Wyrównali, ale nie pobili. Magiczna osiemnastka w Premier League!

Niewiele porażek w obecnym futbolu wzbudza takie zainteresowanie, jak przegrany mecz Liverpoolu z Watfordem. Dość niespodziewanie podopieczni Juergena Kloppa przerwali swoją serię zwycięstw w Premier League. Tym samym wynik Manchesteru City z 2017 roku został „tylko” wyrównany. Nie udało się zatem przebić magicznej liczby osiemnastu wygranych meczów z rzędu. 

Przy takim rozwoju ligi angielskiej, wyniki Liverpoolu w tym sezonie muszą budzić podziw. Doświadczamy bowiem prawdziwej pogoni nieco słabszych ekip za czołówką. Nie można tego inaczej nazwać, skoro beniaminek Premier League jest w stanie wydać w letnim oknie transferowym prawie 160 milionów euro. Mimo takich inwestycji, Aston Villa okupuje odległe, dziewiętnaste miejsce w lidze.

Jeszcze kilka miesięcy temu wydawało się, że ktoś w końcu „The Reds” zatrzyma. Gracze Kloppa osiągnęli jednak taki pułap systematyczności, iż wielu sympatyków, którzy nie do końca kibicują Liverpoolu, porzuciło nadzieję, dopuszczając myśl w kontekście sezonu bez porażki ekipy z Anfield.

Przegrany mecz nadszedł w mało, choć nie w najmniej spodziewanym momencie. Watford pod wodzą Nigela Pearsona spisuje się o wiele lepiej, niż na starcie rozgrywek. Wystarczy powiedzieć, że drużyna po zwycięstwie nad „The Reds” uciekła ze strefy spadkowej. Jeszcze kilka miesięcy temu wydawało się to mało realne.

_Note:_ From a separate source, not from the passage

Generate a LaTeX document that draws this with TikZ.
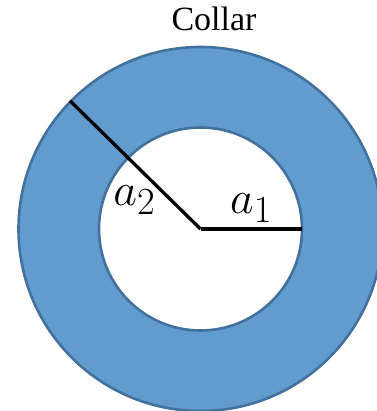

Zwycięstwo z Liverpoolem z pewnością będzie ogromnym bodźcem dla „Szerszeni”. Przerwać serię osiemnastu wygranych spotkań z rzędu to nie lada sztuka. Zastanawiać zatem może, czy przy obecnym rozwoju angielskiej piłki, seria np. 20 zwycięstw jest w ogóle możliwa?

Manchester City w 2017 roku także był na bardzo dobrej drodze, by osiągnąć taki wynik. Drużynę zatrzymali gracze Crystal Palace, którzy spisywali się podczas kampanii 2017/2018 dość przeciętnie. Zwycięstwo „Orłów” na późniejszym mistrzem kraju także okrzyknięto mianem ogromnej sensacji.

Podopieczni Kloppa mieli dwie próby wykręcenia niesamowitego wyniku. Pierwszą przerwał w ubiegłym roku Manchester United, teraz zrobili to piłkarze Watfordu. Patrząc na to, jaki zespół stworzył niemiecki szkoleniowiec, zapewne Liverpool ponownie podejmie rękawice. Pytanie, czy po raz kolejny uda się wygrać 18 meczów z rzędu.